* _The task_
Drop the pictures, then extract the listing word for word.

Begin Recorded data

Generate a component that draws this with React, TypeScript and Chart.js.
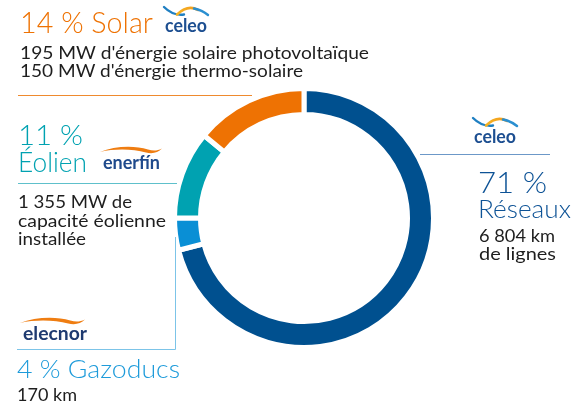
import React, { useEffect, useRef } from "react";
import { Chart, registerables } from "chart.js";

Chart.register(...registerables);

const categories = ["Réseaux", "Gazoducs", "Éolien", "Solar"];
const shares = [71, 4, 11, 14];
const segmentColors = ["#00508F", "#0A8FD5", "#00A2B1", "#EE7203"];

const FONT = "Lato, 'Open Sans', 'DejaVu Sans', sans-serif";

type T = { s: string; x: number; y: number; size: number; w: number; color: string; weight?: number };

const texts: T[] = [
  { s: `${shares[3]} % Solar`, x: 20, y: 33, size: 29, w: 133, color: "#EE7203", weight: 300 },
  { s: "195 MW d'énergie solaire photovoltaïque", x: 20, y: 59, size: 18, w: 349, color: "#1e1e1e" },
  { s: "150 MW d'énergie thermo-solaire", x: 20, y: 77, size: 18, w: 283, color: "#1e1e1e" },
  { s: `${shares[2]} %`, x: 18, y: 145, size: 28, w: 65, color: "#00A2B1", weight: 300 },
  { s: "Éolien", x: 18, y: 172, size: 28, w: 69, color: "#00A2B1", weight: 300 },
  { s: "1 355 MW de", x: 18, y: 208, size: 18, w: 114, color: "#1e1e1e" },
  { s: "capacité éolienne", x: 18, y: 226.5, size: 18, w: 148, color: "#1e1e1e" },
  { s: "installée", x: 18, y: 245, size: 18, w: 68, color: "#1e1e1e" },
  { s: `${shares[1]} % Gazoducs`, x: 17, y: 378, size: 25, w: 163, color: "#1E9BDA", weight: 300 },
  { s: "170 km", x: 17, y: 401, size: 18, w: 60, color: "#1e1e1e" },
  { s: `${shares[0]} %`, x: 478, y: 193, size: 29, w: 69, color: "#0E5396", weight: 300 },
  { s: "Réseaux", x: 478, y: 218, size: 26, w: 93, color: "#0E5396", weight: 300 },
  { s: "6 804 km", x: 479, y: 242, size: 18, w: 76, color: "#1e1e1e" },
  { s: "de lignes", x: 479, y: 260, size: 18, w: 77, color: "#1e1e1e" },
];

function Celeo({ x, y }: { x: number; y: number }) {
  // x,y = left of wave top
  return (
    <g transform={`translate(${x},${y})`}>
      <defs>
        <linearGradient id={`cg${x}`} x1="0" x2="1" y1="0" y2="0">
          <stop offset="0" stopColor="#F5B323" />
          <stop offset="1" stopColor="#F39A1E" />
        </linearGradient>
      </defs>
      <path d="M0,1 Q9,10 20,8.5" stroke="#1F7FC2" strokeWidth="2.4" fill="none" strokeLinecap="round" />
      <path d="M13,8.5 Q24,-2 34,4" stroke={`url(#cg${x})`} strokeWidth="2.6" fill="none" strokeLinecap="round" />
      <path d="M30,2.5 Q38,4 44,9" stroke="#2A8FD0" strokeWidth="2.4" fill="none" strokeLinecap="round" />
      <text x={1} y={26} fontFamily={FONT} fontWeight={700} fontSize={18} fill="#1D4F91"
        textLength={42} lengthAdjust="spacingAndGlyphs">celeo</text>
    </g>
  );
}

function Swoosh({ x, y, w, text, tw, color }: { x: number; y: number; w: number; text: string; tw: number; color: string }) {
  const k = w / 62;
  return (
    <g transform={`translate(${x},${y})`}>
      <path
        transform={`scale(${k},1)`}
        d="M0,6 C14,0 34,-1 48,3.5 C53,5 57,5 62,2.5 C58,7 52,8 46,6.5 C33,3 15,2.5 0,6 Z"
        fill="#EF7D11"
      />
      <text x={3} y={23} fontFamily={FONT} fontWeight={700} fontSize={18} fill={color}
        textLength={tw} lengthAdjust="spacingAndGlyphs">{text}</text>
    </g>
  );
}

export default function App() {
  const ref = useRef<HTMLCanvasElement | null>(null);

  useEffect(() => {
    if (!ref.current) return;
    const chart = new Chart(ref.current, {
      type: "doughnut",
      data: {
        labels: categories,
        datasets: [
          {
            data: shares,
            backgroundColor: segmentColors,
            borderColor: "#ffffff",
            borderWidth: 5,
            hoverOffset: 0,
          },
        ],
      },
      options: {
        responsive: false,
        animation: false,
        events: [],
        radius: 129.5,
        cutout: "79.92%",
        layout: { padding: 0 },
        plugins: { legend: { display: false }, tooltip: { enabled: false } },
      },
    });
    return () => chart.destroy();
  }, []);

  return (
    <div style={{ position: "fixed", left: 0, top: 0, width: 575, height: 406, background: "#fff", overflow: "hidden" }}>
      <canvas ref={ref} width={260} height={260} style={{ position: "absolute", left: 174, top: 88, width: 260, height: 260 }} />
      <svg width={575} height={406} style={{ position: "absolute", left: 0, top: 0, pointerEvents: "none" }}>
        {/* connector lines */}
        <line x1={18} x2={252} y1={95.5} y2={95.5} stroke="#EF8A2E" strokeWidth={1} />
        <line x1={18} x2={177} y1={183.5} y2={183.5} stroke="#5EC0CB" strokeWidth={1} />
        <line x1={420} x2={550} y1={154.5} y2={154.5} stroke="#6C98C8" strokeWidth={1} />
        <polyline points="175.5,237 175.5,349.5 17,349.5" fill="none" stroke="#7CC4E8" strokeWidth={1} />
        {/* logos */}
        <Celeo x={164} y={6} />
        <Celeo x={473} y={117} />
        <Swoosh x={100} y={146} w={62} text="enerfín" tw={57} color="#1F4A8C" />
        <Swoosh x={20} y={317} w={65} text="elecnor" tw={64} color="#1E3A70" />
        {texts.map((t, i) => (
          <text key={i} x={t.x} y={t.y} fontFamily={FONT} fontSize={t.size} fontWeight={t.weight ?? 400}
            fill={t.color} textLength={t.w} lengthAdjust="spacingAndGlyphs">{t.s}</text>
        ))}
      </svg>
    </div>
  );
}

End Recorded data

* _The response_
Generate a component that draws this with React, TypeScript and Chart.js.
import React, { useEffect, useRef } from "react";
import { Chart, registerables } from "chart.js";

Chart.register(...registerables);

const categories = ["Réseaux", "Gazoducs", "Éolien", "Solar"];
const shares = [71, 4, 11, 14];
const segmentColors = ["#00508F", "#0A8FD5", "#00A2B1", "#EE7203"];

const FONT = "Lato, 'Open Sans', 'DejaVu Sans', sans-serif";

type T = { s: string; x: number; y: number; size: number; w: number; color: string; weight?: number };

const texts: T[] = [
  { s: `${shares[3]} % Solar`, x: 20, y: 33, size: 29, w: 133, color: "#EE7203", weight: 300 },
  { s: "195 MW d'énergie solaire photovoltaïque", x: 20, y: 59, size: 18, w: 349, color: "#1e1e1e" },
  { s: "150 MW d'énergie thermo-solaire", x: 20, y: 77, size: 18, w: 283, color: "#1e1e1e" },
  { s: `${shares[2]} %`, x: 18, y: 145, size: 28, w: 65, color: "#00A2B1", weight: 300 },
  { s: "Éolien", x: 18, y: 172, size: 28, w: 69, color: "#00A2B1", weight: 300 },
  { s: "1 355 MW de", x: 18, y: 208, size: 18, w: 114, color: "#1e1e1e" },
  { s: "capacité éolienne", x: 18, y: 226.5, size: 18, w: 148, color: "#1e1e1e" },
  { s: "installée", x: 18, y: 245, size: 18, w: 68, color: "#1e1e1e" },
  { s: `${shares[1]} % Gazoducs`, x: 17, y: 378, size: 25, w: 163, color: "#1E9BDA", weight: 300 },
  { s: "170 km", x: 17, y: 401, size: 18, w: 60, color: "#1e1e1e" },
  { s: `${shares[0]} %`, x: 478, y: 193, size: 29, w: 69, color: "#0E5396", weight: 300 },
  { s: "Réseaux", x: 478, y: 218, size: 26, w: 93, color: "#0E5396", weight: 300 },
  { s: "6 804 km", x: 479, y: 242, size: 18, w: 76, color: "#1e1e1e" },
  { s: "de lignes", x: 479, y: 260, size: 18, w: 77, color: "#1e1e1e" },
];

function Celeo({ x, y }: { x: number; y: number }) {
  // x,y = left of wave top
  return (
    <g transform={`translate(${x},${y})`}>
      <defs>
        <linearGradient id={`cg${x}`} x1="0" x2="1" y1="0" y2="0">
          <stop offset="0" stopColor="#F5B323" />
          <stop offset="1" stopColor="#F39A1E" />
        </linearGradient>
      </defs>
      <path d="M0,1 Q9,10 20,8.5" stroke="#1F7FC2" strokeWidth="2.4" fill="none" strokeLinecap="round" />
      <path d="M13,8.5 Q24,-2 34,4" stroke={`url(#cg${x})`} strokeWidth="2.6" fill="none" strokeLinecap="round" />
      <path d="M30,2.5 Q38,4 44,9" stroke="#2A8FD0" strokeWidth="2.4" fill="none" strokeLinecap="round" />
      <text x={1} y={26} fontFamily={FONT} fontWeight={700} fontSize={18} fill="#1D4F91"
        textLength={42} lengthAdjust="spacingAndGlyphs">celeo</text>
    </g>
  );
}

function Swoosh({ x, y, w, text, tw, color }: { x: number; y: number; w: number; text: string; tw: number; color: string }) {
  const k = w / 62;
  return (
    <g transform={`translate(${x},${y})`}>
      <path
        transform={`scale(${k},1)`}
        d="M0,6 C14,0 34,-1 48,3.5 C53,5 57,5 62,2.5 C58,7 52,8 46,6.5 C33,3 15,2.5 0,6 Z"
        fill="#EF7D11"
      />
      <text x={3} y={23} fontFamily={FONT} fontWeight={700} fontSize={18} fill={color}
        textLength={tw} lengthAdjust="spacingAndGlyphs">{text}</text>
    </g>
  );
}

export default function App() {
  const ref = useRef<HTMLCanvasElement | null>(null);

  useEffect(() => {
    if (!ref.current) return;
    const chart = new Chart(ref.current, {
      type: "doughnut",
      data: {
        labels: categories,
        datasets: [
          {
            data: shares,
            backgroundColor: segmentColors,
            borderColor: "#ffffff",
            borderWidth: 5,
            hoverOffset: 0,
          },
        ],
      },
      options: {
        responsive: false,
        animation: false,
        events: [],
        radius: 129.5,
        cutout: "79.92%",
        layout: { padding: 0 },
        plugins: { legend: { display: false }, tooltip: { enabled: false } },
      },
    });
    return () => chart.destroy();
  }, []);

  return (
    <div style={{ position: "fixed", left: 0, top: 0, width: 575, height: 406, background: "#fff", overflow: "hidden" }}>
      <canvas ref={ref} width={260} height={260} style={{ position: "absolute", left: 174, top: 88, width: 260, height: 260 }} />
      <svg width={575} height={406} style={{ position: "absolute", left: 0, top: 0, pointerEvents: "none" }}>
        {/* connector lines */}
        <line x1={18} x2={252} y1={95.5} y2={95.5} stroke="#EF8A2E" strokeWidth={1} />
        <line x1={18} x2={177} y1={183.5} y2={183.5} stroke="#5EC0CB" strokeWidth={1} />
        <line x1={420} x2={550} y1={154.5} y2={154.5} stroke="#6C98C8" strokeWidth={1} />
        <polyline points="175.5,237 175.5,349.5 17,349.5" fill="none" stroke="#7CC4E8" strokeWidth={1} />
        {/* logos */}
        <Celeo x={164} y={6} />
        <Celeo x={473} y={117} />
        <Swoosh x={100} y={146} w={62} text="enerfín" tw={57} color="#1F4A8C" />
        <Swoosh x={20} y={317} w={65} text="elecnor" tw={64} color="#1E3A70" />
        {texts.map((t, i) => (
          <text key={i} x={t.x} y={t.y} fontFamily={FONT} fontSize={t.size} fontWeight={t.weight ?? 400}
            fill={t.color} textLength={t.w} lengthAdjust="spacingAndGlyphs">{t.s}</text>
        ))}
      </svg>
    </div>
  );
}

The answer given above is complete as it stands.